ISPs in many regions engage in traffic shaping—throttling bandwidth for certain types of traffic during peak hours. Streaming video is frequently targeted. A VPN masks your traffic, making it indistinguishable from regular encrypted web browsing. Your ISP can’t shape what they can’t identify.

Beyond traffic shaping, a VPN provides privacy. Your viewing habits are your business. There’s no reason your ISP needs a record of every channel you watch.

Avoiding the “Lifetime Trap”

One of the most common mistakes new IPTV users make is falling for lifetime subscription offers.

Here’s the reality: a one-time payment model is fundamentally unsustainable. Servers cost money. CDN bandwidth costs money. Support staff costs money. Any provider offering a lifetime subscription for a one-time fee is either going to disappear within a year or is operating on such thin margins that service quality will inevitably collapse.

Stick to monthly or quarterly subscriptions. Yes, you pay a bit more over time. But you retain flexibility. If the provider’s quality drops, you can leave without losing a lifetime investment.
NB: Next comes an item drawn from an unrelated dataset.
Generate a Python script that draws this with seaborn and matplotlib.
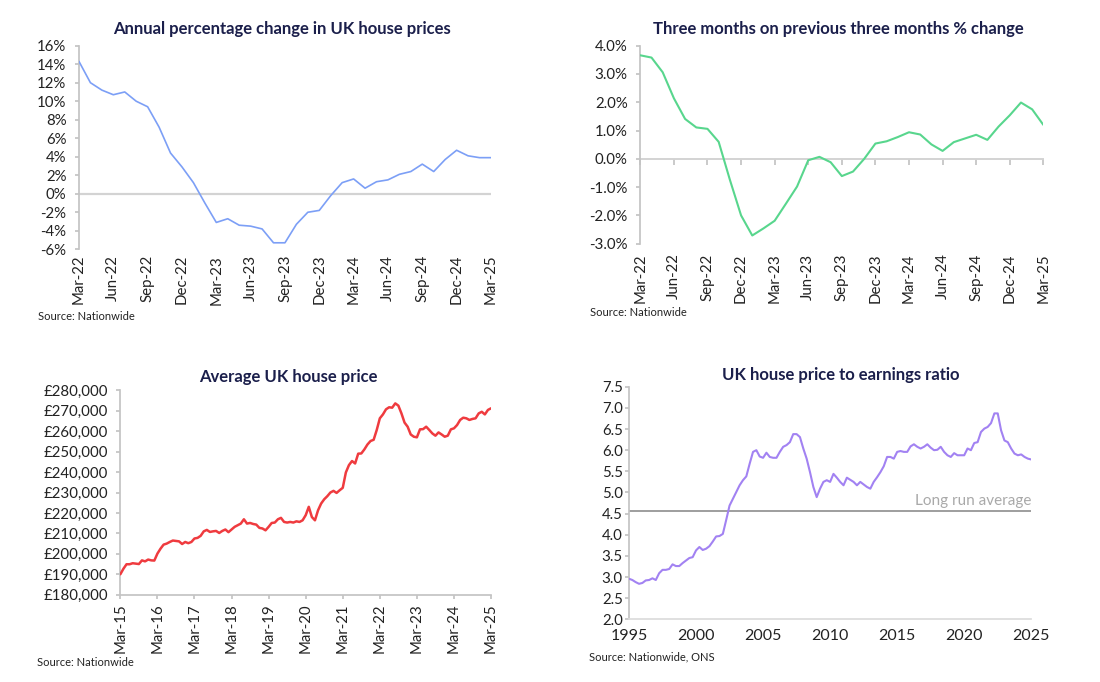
"""
UK house price dashboard: four small Nationwide charts on one page.
"""

import numpy as np
import pandas as pd
import matplotlib
matplotlib.use("Agg")
import matplotlib.pyplot as plt
import seaborn as sns

sns.set_theme(style="ticks")
plt.rcParams["font.family"] = ["Lato", "DejaVu Sans"]

NAVY  = "#1b1f4b"
GREY  = "#c4c4c4"
TEXT  = "#222222"
TICK_FS = 10.8

# ──────────────────────────────────────────────────────────
#  Data
# ──────────────────────────────────────────────────────────
annual_months = pd.date_range("2022-03-01", periods=37, freq="MS").strftime("%b-%y").tolist()
annual_change = [
    14.3, 12.0, 11.2, 10.7, 11.0, 10.0, 9.4, 7.2, 4.4, 2.9, 1.2, -1.0,
    -3.1, -2.7, -3.4, -3.5, -3.8, -5.3, -5.3, -3.3, -2.0, -1.8, -0.2, 1.2,
    1.6, 0.6, 1.3, 1.5, 2.1, 2.4, 3.2, 2.4, 3.7, 4.7, 4.1, 3.9, 3.9,
]

three_month_change = [
    3.66, 3.58, 3.06, 2.14, 1.41, 1.11, 1.06, 0.60, -0.74, -2.00, -2.71, -2.46,
    -2.19, -1.59, -0.98, -0.05, 0.07, -0.12, -0.61, -0.45, 0.00, 0.54, 0.62, 0.77,
    0.94, 0.86, 0.51, 0.28, 0.59, 0.72, 0.85, 0.67, 1.14, 1.54, 1.99, 1.75, 1.20,
]

price_months = pd.date_range("2015-03-01", periods=121, freq="MS").strftime("%b-%y").tolist()
avg_price_k = [
    # 2015 (Mar-Dec)
    190.0, 192.7, 194.9, 194.9, 195.4, 195.2, 195.0, 196.8, 196.3, 197.2,
    # 2016
    196.8, 196.7, 200.1, 202.5, 204.5, 205.0, 205.8, 206.5, 206.3, 206.1, 204.8, 205.8,
    # 2017
    205.2, 205.8, 207.5, 207.8, 208.8, 211.0, 211.7, 210.7, 211.0, 211.2, 210.2, 211.2,
    # 2018
    211.9, 210.6, 211.9, 213.2, 214.0, 214.8, 216.9, 214.8, 215.1, 214.6, 214.3, 212.7,
    # 2019
    212.4, 211.5, 213.2, 215.1, 215.3, 216.9, 217.6, 215.6, 215.3, 215.6, 215.3, 215.9,
    # 2020
    215.6, 216.4, 218.9, 223.0, 218.0, 216.4, 221.3, 224.6, 226.7, 228.2, 230.0, 230.8,
    # 2021
    229.8, 231.1, 232.3, 239.8, 243.4, 245.4, 244.2, 249.0, 249.1, 251.1, 253.5, 255.2,
    # 2022
    255.8, 260.6, 266.3, 268.2, 270.7, 271.7, 271.5, 273.6, 272.5, 268.7, 264.2, 262.2,
    # 2023
    258.4, 257.3, 257.0, 260.9, 261.0, 262.2, 260.6, 258.9, 257.8, 259.4, 258.4, 257.3,
    # 2024
    257.8, 260.9, 261.4, 263.0, 265.5, 266.6, 266.3, 265.5, 266.0, 266.3, 268.7, 269.5,
    # 2025 (Jan-Mar)
    268.2, 270.4, 271.2,
]

ratio_quarters = 1995 + np.arange(121) / 4
price_to_earnings = [
    2.96, 2.93, 2.88, 2.84, 2.86, 2.92, 2.93, 2.97, 2.93, 3.09, 3.17, 3.17,
    3.19, 3.30, 3.26, 3.26, 3.33, 3.39, 3.45, 3.47, 3.63, 3.71, 3.64, 3.67,
    3.73, 3.84, 3.96, 3.97, 4.02, 4.35, 4.69, 4.85, 5.01, 5.17, 5.29, 5.38,
    5.68, 5.96, 6.00, 5.85, 5.82, 5.94, 5.84, 5.82, 5.82, 5.96, 6.08, 6.12,
    6.19, 6.38, 6.38, 6.31, 6.04, 5.80, 5.48, 5.13, 4.89, 5.09, 5.25, 5.29,
    5.25, 5.44, 5.35, 5.25, 5.17, 5.35, 5.30, 5.25, 5.17, 5.25, 5.19, 5.13,
    5.09, 5.25, 5.36, 5.48, 5.62, 5.84, 5.84, 5.80, 5.96, 5.98, 5.96, 5.96,
    6.09, 6.14, 6.08, 6.04, 6.08, 6.14, 6.06, 6.00, 6.01, 6.08, 5.96, 5.88,
    5.84, 5.93, 5.88, 5.88, 5.88, 6.04, 6.00, 6.17, 6.19, 6.43, 6.51, 6.55,
    6.64, 6.87, 6.87, 6.47, 6.23, 6.19, 6.04, 5.92, 5.88, 5.90, 5.84, 5.80,
    5.78,
]
long_run_average = 4.56


# ──────────────────────────────────────────────────────────
#  Helpers
# ──────────────────────────────────────────────────────────
def style_axis(ax, ypad=6):
    sns.despine(ax=ax)
    ax.spines["left"].set_color(GREY)
    ax.spines["bottom"].set_color(GREY)
    ax.tick_params(axis="y", length=3, color=GREY, labelsize=TICK_FS, labelcolor=TEXT, pad=ypad)
    ax.tick_params(axis="x", labelsize=TICK_FS, labelcolor=TEXT)
    ax.set_xlabel("")
    ax.set_ylabel("")
    ax.grid(False)


def month_ticks(ax, labels, step, pad, length=0):
    idx = list(range(0, len(labels), step))
    ax.set_xticks(idx)
    ax.set_xticklabels([labels[i] for i in idx], rotation=90)
    ax.tick_params(axis="x", length=length, color=GREY, pad=pad)
    ax.set_xlim(0, len(labels) - 1)


def title(fig, x, y, text):
    fig.text(x / 1100, 1 - y / 682, text, ha="center", va="center",
             fontsize=12, fontweight="bold", color=NAVY)


def source(fig, x, y, text):
    fig.text(x / 1100, 1 - y / 682, text, ha="left", va="center",
             fontsize=8, color=TEXT)


fig = plt.figure(figsize=(11, 6.82), dpi=100)
fig.patch.set_facecolor("white")

ax1 = fig.add_axes([0.0718, 0.6345, 0.3745, 0.2985])
ax2 = fig.add_axes([0.5821, 0.6427, 0.3664, 0.2903])
ax3 = fig.add_axes([0.1094, 0.1280, 0.3370, 0.2997])
ax4 = fig.add_axes([0.5718, 0.0919, 0.3657, 0.3410])

# ── Panel 1: annual % change ─────────────────────────────
df1 = pd.DataFrame({"i": range(len(annual_change)), "v": annual_change})
ax1.axhline(0, color="#d3d3d3", lw=1.6, zorder=1)
sns.lineplot(data=df1, x="i", y="v", ax=ax1, color="#7c9ff6", lw=1.2, zorder=3)
style_axis(ax1)
ax1.spines["bottom"].set_visible(False)
ax1.set_ylim(-6, 16)
ax1.set_yticks(range(-6, 17, 2))
ax1.set_yticklabels([f"{t}%" for t in range(-6, 17, 2)])
month_ticks(ax1, annual_months, 3, pad=4)
title(fig, 282, 29, "Annual percentage change in UK house prices")
source(fig, 38, 316, "Source: Nationwide")

# ── Panel 2: 3m on 3m % change ───────────────────────────
df2 = pd.DataFrame({"i": range(len(three_month_change)), "v": three_month_change})
sns.lineplot(data=df2, x="i", y="v", ax=ax2, color="#58d68d", lw=1.5, zorder=3)
style_axis(ax2)
ax2.spines["bottom"].set_visible(False)
ax2.set_ylim(-3, 4)
ax2.set_yticks(range(-3, 5))
ax2.set_yticklabels([f"{t:.1f}%" for t in range(-3, 5)])
month_ticks(ax2, annual_months, 3, pad=7)
zero_ax = ax2.secondary_xaxis(3 / 7)
zero_ax.set_xticks(ax2.get_xticks())
zero_ax.set_xticklabels([])
zero_ax.tick_params(axis="x", length=4, color=GREY, direction="out")
zero_ax.spines["bottom"].set_color("#d3d3d3")
zero_ax.spines["bottom"].set_linewidth(1.4)
title(fig, 838, 29, "Three months on previous three months % change")
source(fig, 590, 313, "Source: Nationwide")

# ── Panel 3: average price ───────────────────────────────
df3 = pd.DataFrame({"i": range(len(avg_price_k)), "v": np.array(avg_price_k) * 1000})
sns.lineplot(data=df3, x="i", y="v", ax=ax3, color="#ef3b3f", lw=1.8, zorder=3)
style_axis(ax3)
ax3.set_ylim(180000, 280000)
ax3.set_yticks(range(180000, 280001, 10000))
ax3.set_yticklabels([f"£{t:,.0f}" for t in range(180000, 280001, 10000)])
month_ticks(ax3, price_months, 12, pad=3, length=3)
title(fig, 288, 377, "Average UK house price")
source(fig, 37, 662, "Source: Nationwide")

# ── Panel 4: price to earnings ───────────────────────────
df4 = pd.DataFrame({"t": ratio_quarters, "v": price_to_earnings})
ax4.axhline(long_run_average, color="#9e9e9e", lw=1.4, zorder=1)
sns.lineplot(data=df4, x="t", y="v", ax=ax4, color="#a282f2", lw=1.5, zorder=3)
style_axis(ax4, ypad=1.5)
ax4.spines["bottom"].set_color("#dcdcdc")
ax4.set_ylim(2.0, 7.5)
ax4.set_yticks(np.arange(2.0, 7.51, 0.5))
ax4.set_yticklabels([f"{t:.1f}" for t in np.arange(2.0, 7.51, 0.5)])
ax4.set_xlim(1995, 2025)
ax4.set_xticks(range(1995, 2026, 5))
ax4.tick_params(axis="x", length=0, pad=7, labelsize=11.5)
ax4.text(2025, long_run_average + 0.08, "Long run average", ha="right", va="bottom",
         fontsize=11, color="#a9a9a9")
title(fig, 841, 375, "UK house price to earnings ratio")
source(fig, 589, 657, "Source: Nationwide, ONS")

fig.savefig("out.png", dpi=100, facecolor="white")
plt.close(fig)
And if the provider disappears—which happens in this space—you’re only out a few dollars, not a few hundred.

Conclusion

The streaming landscape in 2026 is fragmented, expensive, and increasingly hostile to consumers who just want to watch what they want without jumping through hoops. IPTV, when done right, offers a way out of that mess. But only if you approach it with the right knowledge.

Understand the engineering. Bitrate matters more than resolution. Ethernet matters more than Wi-Fi. Redundancy matters more than channel count.

Test thoroughly. Burn in obscure channels. Stress the infrastructure during peak hours. Don’t trust a provider until you’ve seen it perform when it matters most.

Choose strategically. Match the provider archetype to your priorities. Use a VPN. Avoid lifetime subscriptions.

Do these things, and you won’t just have a streaming setup. You’ll have a digital utility—something that works with the same quiet reliability as every other essential service in your home. And in 2026, that’s worth more than any single subscription ever could be.